→ **Exercise prompt**:
Count every line that has "seaborn" in it and give the total, nothing more.

[Plotting code records]
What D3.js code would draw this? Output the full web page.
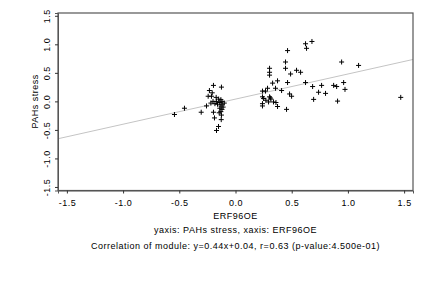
<!DOCTYPE html>
<html>
<head>
<meta charset="utf-8">
<script src="https://cdn.jsdelivr.net/npm/d3@7"></script>
<style>
  body { margin: 0; background: #fff; }
  text { font-family: "Liberation Sans", Arial, sans-serif; fill: #000; letter-spacing: 0.5px; }
</style>
</head>
<body>
<div id="chart"></div>
<script>
// values
var xVals = [-0.543, -0.454, -0.305, -0.258, -0.196, -0.125, -0.232, -0.207, -0.243, -0.214,
             -0.172, -0.219, -0.183, -0.187, -0.127, -0.151, -0.169, -0.196, -0.13, -0.12,
             -0.14, -0.12, -0.13, -0.11, -0.14, -0.12, -0.13, -0.16, -0.17, -0.15,
             -0.2, -0.1, -0.125, -0.145,
             0.623, 0.68, 0.632, 0.463, 0.445, 0.445, 0.944, 1.095, 0.303, 0.303,
             0.303, 0.49, 0.543, 0.579, 0.463, 0.623, 0.33, 0.374, 0.356, 0.41,
             0.285, 0.267, 0.24, 0.24, 0.25, 0.303, 0.31, 0.315, 0.294, 0.24,
             0.24, 0.338, 0.36, 0.374, 0.454, 0.481, 0.499, 0.686, 0.766, 0.739,
             0.801, 0.695, 0.873, 0.9, 0.962, 0.974, 0.908, 1.47, 0.27];
var yVals = [-0.23, -0.12, -0.19, -0.08, 0.28, 0.25, 0.19, 0.15, 0.09, 0.09,
             0.07, -0.03, -0.04, -0.29, -0.32, -0.44, -0.51, -0.19, 0.03, 0.0,
             -0.02, -0.05, -0.08, -0.1, -0.12, -0.14, -0.18, -0.05, 0.0, 0.04,
             0.0, -0.03, -0.24, -0.2,
             1.01, 1.05, 0.93, 0.89, 0.69, 0.58, 0.69, 0.63, 0.58, 0.51,
             0.46, 0.48, 0.545, 0.51, 0.33, 0.33, 0.32, 0.36, 0.23, 0.19,
             0.23, 0.18, 0.18, 0.08, 0.05, 0.08, 0.06, 0.04, -0.01, -0.04,
             -0.08, -0.01, -0.02, -0.09, -0.14, 0.13, 0.09, 0.26, 0.28, 0.16,
             0.14, 0.035, 0.28, 0.26, 0.33, 0.21, 0.005, 0.07, 0.02];
var ticks = [-1.5, -1.0, -0.5, 0.0, 0.5, 1.0, 1.5];
var slope = 0.44, intercept = 0.04;
var xLabel = "ERF96OE", yLabel = "PAHs stress";
var subtitle = "yaxis: PAHs stress, xaxis: ERF96OE";
var caption = "Correlation of module: y=0.44x+0.04, r=0.63 (p-value:4.500e-01)";

var svg = d3.select('#chart').append('svg')
            .attr('width', 432)
            .attr('height', 288);

var pLeft = 58, pRight = 413, pTop = 13, pBottom = 190.5;
var x = d3.scaleLinear().domain([-1.579, 1.579]).range([pLeft, pRight]);
var y = d3.scaleLinear().domain([-1.562, 1.549]).range([pBottom, pTop]);
var fmt = function(d) { return d.toFixed(1); };

// regression line, clipped to the plot box
svg.append('clipPath').attr('id', 'box')
   .append('rect').attr('x', pLeft).attr('y', pTop)
   .attr('width', pRight - pLeft).attr('height', pBottom - pTop);

var xd = x.domain();
svg.append('line')
   .attr('clip-path', 'url(#box)')
   .attr('x1', x(xd[0])).attr('y1', y(slope * xd[0] + intercept))
   .attr('x2', x(xd[1])).attr('y2', y(slope * xd[1] + intercept))
   .attr('stroke', '#c4c4c4')
   .attr('stroke-width', 1);

// points as "+"
var pts = svg.append('g');
xVals.forEach(function(v, i) {
  var cx = x(v), cy = y(yVals[i]);
  pts.append('path')
     .attr('d', 'M' + (cx - 2.5) + ',' + cy + 'H' + (cx + 2.5) + 'M' + cx + ',' + (cy - 2.5) + 'V' + (cy + 2.5))
     .attr('stroke', '#000')
     .attr('stroke-width', 1)
     .attr('fill', 'none');
});

// frame
svg.append('rect')
   .attr('x', pLeft).attr('y', pTop)
   .attr('width', pRight - pLeft).attr('height', pBottom - pTop)
   .attr('fill', 'none')
   .attr('stroke', '#555')
   .attr('stroke-width', 1.2);

// axes
var xAxis = d3.axisBottom(x).tickValues(ticks).tickSize(3).tickPadding(4).tickFormat(fmt);
var gx = svg.append('g').attr('transform', 'translate(0,' + pBottom + ')').call(xAxis);
gx.selectAll('text').style('font-size', '9px').attr('dy', '0.9em');

var yAxis = d3.axisLeft(y).tickValues(ticks).tickSize(3).tickFormat(fmt);
var gy = svg.append('g').attr('transform', 'translate(' + pLeft + ',0)').call(yAxis);
gy.selectAll('text').remove();
gy.selectAll('.tick').append('text')
  .attr('transform', 'translate(-8.5,0) rotate(-90)')
  .attr('text-anchor', 'middle')
  .style('font-size', '9px')
  .text(fmt);

[gx, gy].forEach(function(g) {
  g.select('.domain').attr('stroke', '#555');
  g.selectAll('.tick line').attr('stroke', '#333');
  g.selectAll('text').attr('fill', '#000').attr('font-family', '"Liberation Sans", Arial, sans-serif');
});

// labels
svg.append('text').attr('x', x(0)).attr('y', 218.5)
   .attr('text-anchor', 'middle').style('font-size', '9px').text(xLabel);
svg.append('text').attr('transform', 'translate(37.5,' + y(0) + ') rotate(-90)')
   .attr('text-anchor', 'middle').style('font-size', '9px').text(yLabel);
svg.append('text').attr('x', x(0)).attr('y', 233)
   .attr('text-anchor', 'middle').style('font-size', '9px').text(subtitle);
svg.append('text').attr('x', x(0)).attr('y', 248.5)
   .attr('text-anchor', 'middle').style('font-size', '9px').text(caption);
</script>
</body>
</html>
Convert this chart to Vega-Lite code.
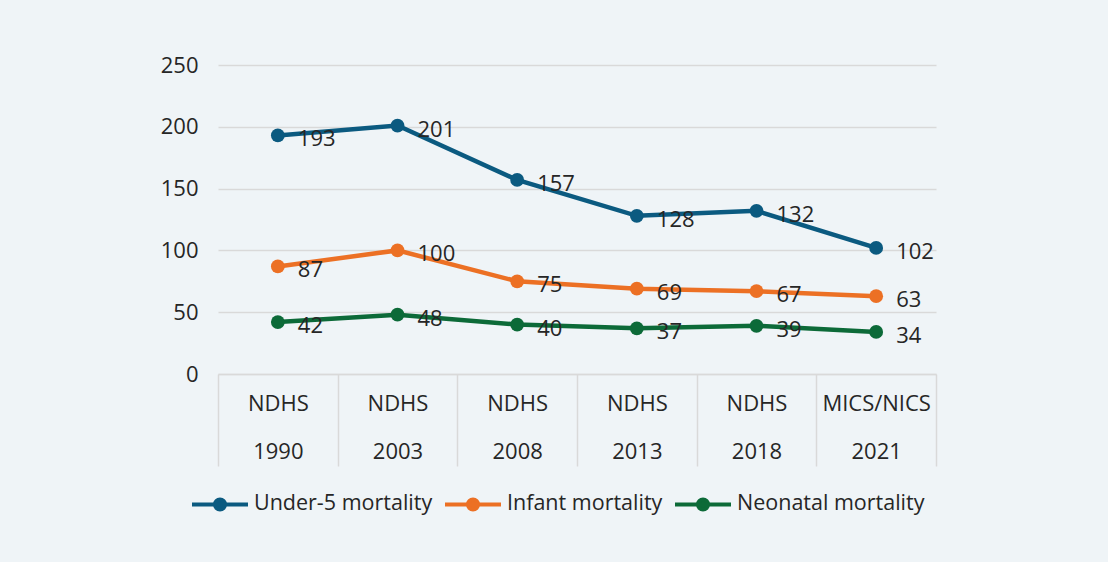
{
  "$schema": "https://vega.github.io/schema/vega-lite/v6.json",
  "width": 718,
  "height": 309,
  "autosize": {"type": "none"},
  "padding": {"left": 218, "top": 65, "right": 172, "bottom": 188},
  "background": "#eff4f7",
  "config": {"view": {"stroke": null}, "font": "Open Sans"},
  "data": {
    "values": [
      {"survey": "NDHS 1990", "series": "Under-5 mortality", "value": 193},
      {"survey": "NDHS 2003", "series": "Under-5 mortality", "value": 201},
      {"survey": "NDHS 2008", "series": "Under-5 mortality", "value": 157},
      {"survey": "NDHS 2013", "series": "Under-5 mortality", "value": 128},
      {"survey": "NDHS 2018", "series": "Under-5 mortality", "value": 132},
      {"survey": "MICS/NICS 2021", "series": "Under-5 mortality", "value": 102},
      {"survey": "NDHS 1990", "series": "Infant mortality", "value": 87},
      {"survey": "NDHS 2003", "series": "Infant mortality", "value": 100},
      {"survey": "NDHS 2008", "series": "Infant mortality", "value": 75},
      {"survey": "NDHS 2013", "series": "Infant mortality", "value": 69},
      {"survey": "NDHS 2018", "series": "Infant mortality", "value": 67},
      {"survey": "MICS/NICS 2021", "series": "Infant mortality", "value": 63},
      {"survey": "NDHS 1990", "series": "Neonatal mortality", "value": 42},
      {"survey": "NDHS 2003", "series": "Neonatal mortality", "value": 48},
      {"survey": "NDHS 2008", "series": "Neonatal mortality", "value": 40},
      {"survey": "NDHS 2013", "series": "Neonatal mortality", "value": 37},
      {"survey": "NDHS 2018", "series": "Neonatal mortality", "value": 39},
      {"survey": "MICS/NICS 2021", "series": "Neonatal mortality", "value": 34}
    ]
  },
  "encoding": {
    "x": {
      "field": "survey",
      "type": "nominal",
      "sort": ["NDHS 1990", "NDHS 2003", "NDHS 2008", "NDHS 2013", "NDHS 2018", "MICS/NICS 2021"],
      "scale": {"type": "band", "paddingInner": 0, "paddingOuter": 0},
      "axis": {
        "title": null,
        "labelAngle": 0,
        "labelExpr": "split(datum.label, ' ')",
        "labelFontSize": 22,
        "labelColor": "#262626",
        "labelLineHeight": 48,
        "labelBaseline": "top",
        "labelPadding": -73,
        "domain": true,
        "domainColor": "#d9d9d9",
        "domainWidth": 1.5,
        "ticks": true,
        "tickBand": "extent",
        "tickSize": 92,
        "tickColor": "#d9d9d9",
        "tickWidth": 1.5,
        "grid": false
      }
    },
    "y": {
      "field": "value",
      "type": "quantitative",
      "scale": {"domain": [0, 250]},
      "axis": {
        "title": null,
        "values": [0, 50, 100, 150, 200, 250],
        "domain": false,
        "ticks": false,
        "grid": true,
        "gridColor": "#d9d9d9",
        "gridWidth": 1.5,
        "labelPadding": 20,
        "labelFontSize": 22,
        "labelColor": "#262626"
      }
    },
    "color": {
      "field": "series",
      "type": "nominal",
      "scale": {
        "domain": ["Under-5 mortality", "Infant mortality", "Neonatal mortality"],
        "range": ["#0b5a80", "#ec7024", "#0c6a38"]
      },
      "legend": {
        "orient": "none",
        "legendX": -28,
        "legendY": 409,
        "direction": "horizontal",
        "title": null,
        "symbolType": "M-1,0H1M-0.18,0A0.18,0.18,0,1,1,0.18,0A0.18,0.18,0,1,1,-0.18,0Z",
        "symbolSize": 3136,
        "symbolStrokeWidth": 4,
        "labelFontSize": 21.5,
        "labelColor": "#262626",
        "labelOffset": 4,
        "columnPadding": 4,
        "labelLimit": 400,
        "encode": {
          "symbols": {
            "update": {
              "fill": {"scale": "color", "field": "value"},
              "stroke": {"scale": "color", "field": "value"},
              "opacity": {"value": 1}
            }
          }
        }
      }
    }
  },
  "layer": [
    {"mark": {"type": "line", "strokeWidth": 4.5}},
    {"mark": {"type": "point", "filled": true, "size": 190, "opacity": 1}},
    {
      "mark": {"type": "text", "align": "left", "baseline": "middle", "dx": 20, "dy": 4, "fontSize": 22},
      "encoding": {"text": {"field": "value", "type": "quantitative"}, "color": {"value": "#262626"}}
    }
  ]
}
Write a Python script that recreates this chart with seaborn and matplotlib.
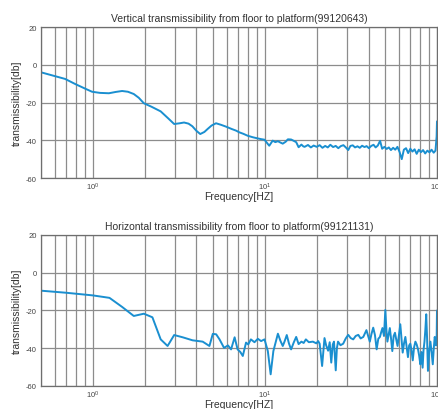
import matplotlib
matplotlib.use("Agg")
import matplotlib.pyplot as plt
import seaborn as sns
import pandas as pd
from matplotlib.ticker import LogLocator, NullFormatter, FixedLocator

# ---- data ----
freq_vert = [0.5, 0.59, 0.69, 0.79, 0.9, 0.99, 1.1, 1.24, 1.36, 1.48, 1.6, 1.73, 1.85, 1.98,
             2.2, 2.48, 2.75, 2.97, 3.2, 3.39, 3.6, 3.79, 4.0, 4.21, 4.45, 4.65, 4.9, 5.2,
             5.55, 5.95, 6.4, 6.8, 7.1, 7.5, 7.94, 8.5, 9.06, 9.5, 9.95,
             10.3, 10.6, 11.1, 11.5, 11.9, 12.3, 12.7, 13.2, 13.6, 14.2, 14.7, 15.2, 15.7,
             16.3, 16.7, 17.0, 17.8, 18.5, 19.2, 20.0, 20.8, 21.6, 22.4, 23.2, 24.0, 24.9,
             25.8, 26.7, 27.6, 28.6, 29.6, 30.5, 31.4, 32.4, 33.4, 34.5, 35.6, 36.7, 37.9,
             39.0, 40.2, 41.5, 42.8, 44.0, 45.3, 46.7, 48.0, 49.5, 51.0, 52.5, 54.0, 55.6,
             57.2, 58.9, 60.6, 62.4, 64.2, 66.1, 68.0, 70.0, 72.0, 74.1, 76.2, 78.4, 80.7,
             83.0, 85.4, 87.9, 90.4, 93.0, 95.7, 98.0, 99.5, 100.0]
db_vert = [-4.0, -5.8, -7.5, -10.2, -12.6, -14.3, -14.9, -15.1, -14.4, -13.9, -14.3, -15.5, -17.5, -20.4,
           -22.3, -24.7, -28.5, -31.4, -31.0, -30.6, -31.2, -32.6, -35.0, -36.7, -35.6, -34.0, -32.2, -31.0,
           -31.8, -32.8, -34.0, -34.9, -35.8, -36.6, -37.6, -38.4, -39.0, -39.4, -39.7,
           -41.5, -42.9, -40.2, -41.0, -40.5, -41.2, -41.8, -40.8, -39.5, -39.6, -40.3, -41.0, -43.7,
           -42.3, -43.2, -43.5, -42.5, -43.8, -42.8, -43.5, -42.6, -44.0, -43.0, -43.8, -42.4, -43.6,
           -43.0, -44.2, -43.1, -42.6, -43.9, -45.2, -43.0, -42.7, -43.8, -43.2, -44.0, -42.9, -43.6,
           -43.1, -44.2, -43.0, -42.4, -43.8, -42.8, -40.3, -44.5, -43.5, -44.6, -43.8, -45.2, -44.0,
           -45.0, -43.5, -46.2, -50.0, -45.0, -44.2, -46.8, -44.5, -46.0, -44.8, -47.2, -45.0, -46.3,
           -45.2, -47.0, -45.5, -46.4, -45.0, -46.6, -45.5, -38.0, -30.0]

freq_horiz = [0.5, 0.7, 1.0, 1.25, 1.48, 1.73, 1.98, 2.22, 2.48, 2.72, 2.97, 3.33, 3.8, 4.35,
              4.76, 4.98, 5.21, 5.45, 5.79, 6.1, 6.36, 6.67, 6.94, 7.2, 7.44, 7.77, 8.0, 8.29,
              8.7, 9.1, 9.5, 9.95, 10.4, 10.8, 11.2, 11.9, 12.3, 12.7, 13.0, 13.4, 13.8, 14.2,
              14.7, 15.2, 15.7, 16.3, 16.8, 17.3, 18.0, 19.0, 19.9, 20.4, 20.8, 21.5, 22.2,
              22.7, 23.3, 23.8, 24.3, 24.8, 25.2, 25.8, 26.2, 26.6, 27.5, 28.5, 29.5, 30.5,
              31.5, 32.6, 33.7, 34.9, 36.0, 37.3, 38.9, 39.8, 40.7, 41.6, 42.6, 43.6, 44.6,
              45.6, 46.6, 47.4, 48.2, 49.2, 50.1, 50.8, 51.5, 52.3, 53.2, 54.1, 55.0, 56.0,
              57.0, 58.0, 59.0, 60.1, 61.2, 62.2, 63.2, 64.3, 65.5, 66.6, 67.8, 68.9, 70.0,
              71.1, 72.3, 73.6, 74.9, 76.2, 77.6, 78.8, 80.0, 81.2, 82.5, 83.5, 84.6, 85.6,
              86.6, 87.6, 88.6, 90.0, 91.6, 93.0, 94.5, 95.8, 97.0, 98.0, 98.8, 99.6, 100.0]
db_horiz = [-9.5, -10.6, -12.0, -13.3, -18.1, -22.9, -21.7, -23.6, -35.3, -38.8, -33.0, -34.2, -35.8, -36.5,
            -38.8, -32.4, -32.6, -35.3, -39.8, -38.5, -40.6, -34.2, -40.6, -42.0, -44.1, -37.0, -38.0, -35.3,
            -36.8, -35.0, -36.2, -35.3, -41.5, -53.8, -41.5, -32.3, -36.0, -38.8, -36.5, -33.0, -37.5, -40.6,
            -37.0, -34.0, -37.8, -36.5, -37.2, -35.3, -36.8, -36.5, -37.4, -36.2, -37.6, -49.4, -34.6,
            -38.5, -41.3, -36.8, -47.6, -38.0, -36.5, -51.7, -40.0, -36.5, -38.4, -37.6, -34.8, -32.9,
            -34.6, -35.3, -33.5, -32.9, -34.8, -34.0, -30.4, -33.5, -36.5, -32.5, -29.1, -33.0, -40.6,
            -35.0, -34.0, -31.5, -29.3, -33.5, -19.7, -30.0, -36.5, -33.0, -29.3, -35.0, -41.5, -33.5,
            -31.8, -35.5, -38.8, -33.0, -27.3, -35.0, -42.3, -37.5, -34.0, -39.0, -44.7, -38.5, -37.6,
            -41.0, -46.4, -39.5, -36.5, -38.0, -40.6, -44.0, -48.5, -42.0, -50.3, -41.0, -36.5, -30.0,
            -22.0, -35.0, -52.0, -42.0, -36.5, -42.0, -48.5, -40.0, -34.0, -36.0, -38.5, -33.0, -20.0]

titles = ["Vertical transmissibility from floor to platform(99120643)",
          "Horizontal transmissibility from floor to platform(99121131)"]
y_ticks = [-60, -40, -20, 0, 20]
x_label = "Frequency[HZ]"
y_label = "transmissibility[db]"

# ---- style ----
sns.set_style("white")
plt.rcParams['font.family'] = ['Liberation Sans', 'DejaVu Sans']
plt.rcParams['mathtext.fontset'] = 'custom'
plt.rcParams['mathtext.rm'] = 'Liberation Sans'
plt.rcParams['axes.unicode_minus'] = False

line_color = "#1a8fd0"
grid_color = "#8c8c8c"

fig = plt.figure(figsize=(4.38, 4.10), dpi=100)
ax1 = fig.add_axes([0.0936, 0.5634, 0.9041, 0.3683])
ax2 = fig.add_axes([0.0936, 0.0561, 0.9041, 0.3683])

series = [(freq_vert, db_vert), (freq_horiz, db_horiz)]
for ax, (f, d), title in zip([ax1, ax2], series, titles):
    df = pd.DataFrame({"freq": f, "db": d})
    sns.lineplot(data=df, x="freq", y="db", ax=ax, color=line_color, lw=1.4,
                 sort=False, estimator=None)
    ax.set_xscale("log")
    ax.set_xlim(0.5, 100)
    ax.set_ylim(-60, 20)
    ax.yaxis.set_major_locator(FixedLocator(y_ticks))
    ax.xaxis.set_major_locator(LogLocator(base=10, numticks=10))
    ax.xaxis.set_minor_locator(LogLocator(base=10, subs=range(2, 10), numticks=20))
    ax.xaxis.set_minor_formatter(NullFormatter())
    ax.grid(True, which="both", axis="x", color=grid_color, lw=0.9)
    ax.grid(True, which="major", axis="y", color=grid_color, lw=0.9)
    ax.set_axisbelow(True)
    for s in ax.spines.values():
        s.set_color("#6e6e6e")
        s.set_linewidth(0.9)
    ax.tick_params(axis="both", which="both", length=0, labelsize=5.5,
                   labelcolor="#444444", pad=3)
    ax.tick_params(axis="x", pad=2)
    ax.set_title(title, fontsize=7.5, color="#333333", pad=4)
    ax.set_xlabel(x_label, fontsize=7.5, color="#333333", labelpad=-1)
    ax.set_ylabel(y_label, fontsize=7.5, color="#333333", labelpad=3)

fig.savefig("out.png", dpi=100)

→ **Full solution**:
2